— start of Data excerpt —

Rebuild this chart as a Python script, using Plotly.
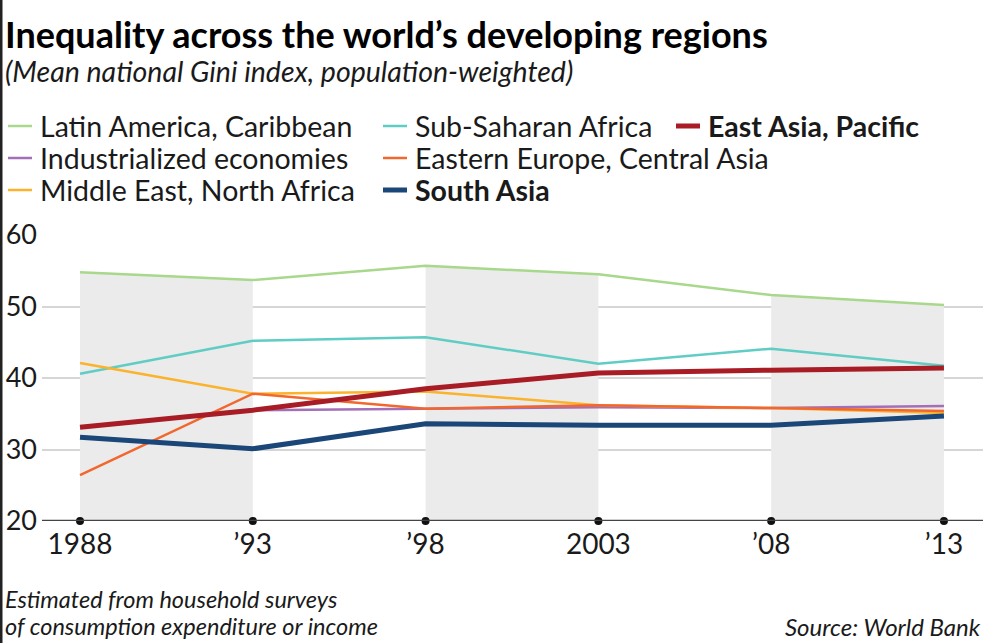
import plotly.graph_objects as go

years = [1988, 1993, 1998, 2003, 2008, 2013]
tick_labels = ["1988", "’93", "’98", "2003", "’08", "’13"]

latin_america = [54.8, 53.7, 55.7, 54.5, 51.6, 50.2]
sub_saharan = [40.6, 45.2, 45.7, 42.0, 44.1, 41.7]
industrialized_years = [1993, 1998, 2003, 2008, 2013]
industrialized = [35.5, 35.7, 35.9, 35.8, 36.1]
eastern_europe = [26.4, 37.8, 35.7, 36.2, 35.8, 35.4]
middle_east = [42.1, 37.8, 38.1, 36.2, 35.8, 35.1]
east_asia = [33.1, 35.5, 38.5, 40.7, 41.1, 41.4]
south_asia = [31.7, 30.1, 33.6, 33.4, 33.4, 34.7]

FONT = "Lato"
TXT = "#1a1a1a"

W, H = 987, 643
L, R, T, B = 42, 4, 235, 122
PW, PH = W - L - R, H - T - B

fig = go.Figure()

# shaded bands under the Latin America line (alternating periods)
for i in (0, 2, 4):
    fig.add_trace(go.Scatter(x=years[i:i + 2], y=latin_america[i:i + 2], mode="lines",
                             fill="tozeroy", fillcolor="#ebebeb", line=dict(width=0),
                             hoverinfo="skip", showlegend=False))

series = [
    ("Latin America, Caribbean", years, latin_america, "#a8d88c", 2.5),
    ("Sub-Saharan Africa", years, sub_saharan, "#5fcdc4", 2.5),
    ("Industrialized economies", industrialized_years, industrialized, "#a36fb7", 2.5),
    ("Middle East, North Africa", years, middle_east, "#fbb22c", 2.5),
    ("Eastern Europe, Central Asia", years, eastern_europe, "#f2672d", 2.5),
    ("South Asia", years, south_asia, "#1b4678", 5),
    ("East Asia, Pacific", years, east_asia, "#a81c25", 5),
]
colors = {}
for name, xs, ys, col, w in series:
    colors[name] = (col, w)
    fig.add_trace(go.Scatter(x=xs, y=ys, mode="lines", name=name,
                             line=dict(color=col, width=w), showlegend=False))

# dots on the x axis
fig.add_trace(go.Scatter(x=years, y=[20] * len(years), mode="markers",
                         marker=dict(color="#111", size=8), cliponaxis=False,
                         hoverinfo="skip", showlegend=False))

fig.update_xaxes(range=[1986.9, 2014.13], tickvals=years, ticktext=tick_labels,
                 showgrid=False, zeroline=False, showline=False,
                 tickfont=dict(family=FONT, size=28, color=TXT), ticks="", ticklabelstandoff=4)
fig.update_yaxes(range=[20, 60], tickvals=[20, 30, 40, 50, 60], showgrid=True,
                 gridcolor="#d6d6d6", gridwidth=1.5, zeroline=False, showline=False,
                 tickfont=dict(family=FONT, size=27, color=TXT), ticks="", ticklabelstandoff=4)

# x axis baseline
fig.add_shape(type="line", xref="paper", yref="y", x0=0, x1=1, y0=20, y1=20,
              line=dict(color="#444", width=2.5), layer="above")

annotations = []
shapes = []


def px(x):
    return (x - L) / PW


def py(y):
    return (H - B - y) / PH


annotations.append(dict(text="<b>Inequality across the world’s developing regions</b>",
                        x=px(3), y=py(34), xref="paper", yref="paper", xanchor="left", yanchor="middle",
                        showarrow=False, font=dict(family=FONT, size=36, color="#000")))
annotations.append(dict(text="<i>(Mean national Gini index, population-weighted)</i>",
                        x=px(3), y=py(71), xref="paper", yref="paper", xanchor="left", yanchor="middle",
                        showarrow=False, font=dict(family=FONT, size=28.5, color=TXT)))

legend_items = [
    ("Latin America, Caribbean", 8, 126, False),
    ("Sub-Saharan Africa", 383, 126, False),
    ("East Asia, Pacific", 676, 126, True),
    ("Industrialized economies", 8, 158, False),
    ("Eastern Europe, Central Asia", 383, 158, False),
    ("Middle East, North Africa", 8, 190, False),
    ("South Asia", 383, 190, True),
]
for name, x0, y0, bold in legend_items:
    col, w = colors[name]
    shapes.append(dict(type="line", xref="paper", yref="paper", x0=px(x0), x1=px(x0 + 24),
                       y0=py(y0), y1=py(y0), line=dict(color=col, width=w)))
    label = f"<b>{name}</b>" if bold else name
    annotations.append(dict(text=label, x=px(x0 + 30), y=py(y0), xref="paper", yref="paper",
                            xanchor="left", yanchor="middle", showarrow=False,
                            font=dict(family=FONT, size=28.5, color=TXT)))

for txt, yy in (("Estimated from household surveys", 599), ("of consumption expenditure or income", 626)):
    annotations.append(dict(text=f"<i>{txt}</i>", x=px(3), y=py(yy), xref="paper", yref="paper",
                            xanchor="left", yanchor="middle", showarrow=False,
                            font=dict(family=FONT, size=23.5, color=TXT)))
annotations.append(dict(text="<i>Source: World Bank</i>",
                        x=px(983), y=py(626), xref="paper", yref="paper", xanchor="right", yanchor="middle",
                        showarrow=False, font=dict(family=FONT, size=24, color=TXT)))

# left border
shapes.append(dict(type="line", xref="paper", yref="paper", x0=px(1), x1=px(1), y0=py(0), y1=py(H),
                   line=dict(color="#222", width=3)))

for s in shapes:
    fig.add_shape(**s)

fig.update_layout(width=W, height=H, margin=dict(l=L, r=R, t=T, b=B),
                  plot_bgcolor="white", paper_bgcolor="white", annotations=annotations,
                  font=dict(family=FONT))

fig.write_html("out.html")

— end of Data excerpt —

*Instructions to follow*.
Give an exact copy of the material, leaving out every picture.

*Expected answer*.
Rebuild this chart as a Python script, using Plotly.
import plotly.graph_objects as go

years = [1988, 1993, 1998, 2003, 2008, 2013]
tick_labels = ["1988", "’93", "’98", "2003", "’08", "’13"]

latin_america = [54.8, 53.7, 55.7, 54.5, 51.6, 50.2]
sub_saharan = [40.6, 45.2, 45.7, 42.0, 44.1, 41.7]
industrialized_years = [1993, 1998, 2003, 2008, 2013]
industrialized = [35.5, 35.7, 35.9, 35.8, 36.1]
eastern_europe = [26.4, 37.8, 35.7, 36.2, 35.8, 35.4]
middle_east = [42.1, 37.8, 38.1, 36.2, 35.8, 35.1]
east_asia = [33.1, 35.5, 38.5, 40.7, 41.1, 41.4]
south_asia = [31.7, 30.1, 33.6, 33.4, 33.4, 34.7]

FONT = "Lato"
TXT = "#1a1a1a"

W, H = 987, 643
L, R, T, B = 42, 4, 235, 122
PW, PH = W - L - R, H - T - B

fig = go.Figure()

# shaded bands under the Latin America line (alternating periods)
for i in (0, 2, 4):
    fig.add_trace(go.Scatter(x=years[i:i + 2], y=latin_america[i:i + 2], mode="lines",
                             fill="tozeroy", fillcolor="#ebebeb", line=dict(width=0),
                             hoverinfo="skip", showlegend=False))

series = [
    ("Latin America, Caribbean", years, latin_america, "#a8d88c", 2.5),
    ("Sub-Saharan Africa", years, sub_saharan, "#5fcdc4", 2.5),
    ("Industrialized economies", industrialized_years, industrialized, "#a36fb7", 2.5),
    ("Middle East, North Africa", years, middle_east, "#fbb22c", 2.5),
    ("Eastern Europe, Central Asia", years, eastern_europe, "#f2672d", 2.5),
    ("South Asia", years, south_asia, "#1b4678", 5),
    ("East Asia, Pacific", years, east_asia, "#a81c25", 5),
]
colors = {}
for name, xs, ys, col, w in series:
    colors[name] = (col, w)
    fig.add_trace(go.Scatter(x=xs, y=ys, mode="lines", name=name,
                             line=dict(color=col, width=w), showlegend=False))

# dots on the x axis
fig.add_trace(go.Scatter(x=years, y=[20] * len(years), mode="markers",
                         marker=dict(color="#111", size=8), cliponaxis=False,
                         hoverinfo="skip", showlegend=False))

fig.update_xaxes(range=[1986.9, 2014.13], tickvals=years, ticktext=tick_labels,
                 showgrid=False, zeroline=False, showline=False,
                 tickfont=dict(family=FONT, size=28, color=TXT), ticks="", ticklabelstandoff=4)
fig.update_yaxes(range=[20, 60], tickvals=[20, 30, 40, 50, 60], showgrid=True,
                 gridcolor="#d6d6d6", gridwidth=1.5, zeroline=False, showline=False,
                 tickfont=dict(family=FONT, size=27, color=TXT), ticks="", ticklabelstandoff=4)

# x axis baseline
fig.add_shape(type="line", xref="paper", yref="y", x0=0, x1=1, y0=20, y1=20,
              line=dict(color="#444", width=2.5), layer="above")

annotations = []
shapes = []


def px(x):
    return (x - L) / PW


def py(y):
    return (H - B - y) / PH


annotations.append(dict(text="<b>Inequality across the world’s developing regions</b>",
                        x=px(3), y=py(34), xref="paper", yref="paper", xanchor="left", yanchor="middle",
                        showarrow=False, font=dict(family=FONT, size=36, color="#000")))
annotations.append(dict(text="<i>(Mean national Gini index, population-weighted)</i>",
                        x=px(3), y=py(71), xref="paper", yref="paper", xanchor="left", yanchor="middle",
                        showarrow=False, font=dict(family=FONT, size=28.5, color=TXT)))

legend_items = [
    ("Latin America, Caribbean", 8, 126, False),
    ("Sub-Saharan Africa", 383, 126, False),
    ("East Asia, Pacific", 676, 126, True),
    ("Industrialized economies", 8, 158, False),
    ("Eastern Europe, Central Asia", 383, 158, False),
    ("Middle East, North Africa", 8, 190, False),
    ("South Asia", 383, 190, True),
]
for name, x0, y0, bold in legend_items:
    col, w = colors[name]
    shapes.append(dict(type="line", xref="paper", yref="paper", x0=px(x0), x1=px(x0 + 24),
                       y0=py(y0), y1=py(y0), line=dict(color=col, width=w)))
    label = f"<b>{name}</b>" if bold else name
    annotations.append(dict(text=label, x=px(x0 + 30), y=py(y0), xref="paper", yref="paper",
                            xanchor="left", yanchor="middle", showarrow=False,
                            font=dict(family=FONT, size=28.5, color=TXT)))

for txt, yy in (("Estimated from household surveys", 599), ("of consumption expenditure or income", 626)):
    annotations.append(dict(text=f"<i>{txt}</i>", x=px(3), y=py(yy), xref="paper", yref="paper",
                            xanchor="left", yanchor="middle", showarrow=False,
                            font=dict(family=FONT, size=23.5, color=TXT)))
annotations.append(dict(text="<i>Source: World Bank</i>",
                        x=px(983), y=py(626), xref="paper", yref="paper", xanchor="right", yanchor="middle",
                        showarrow=False, font=dict(family=FONT, size=24, color=TXT)))

# left border
shapes.append(dict(type="line", xref="paper", yref="paper", x0=px(1), x1=px(1), y0=py(0), y1=py(H),
                   line=dict(color="#222", width=3)))

for s in shapes:
    fig.add_shape(**s)

fig.update_layout(width=W, height=H, margin=dict(l=L, r=R, t=T, b=B),
                  plot_bgcolor="white", paper_bgcolor="white", annotations=annotations,
                  font=dict(family=FONT))

fig.write_html("out.html")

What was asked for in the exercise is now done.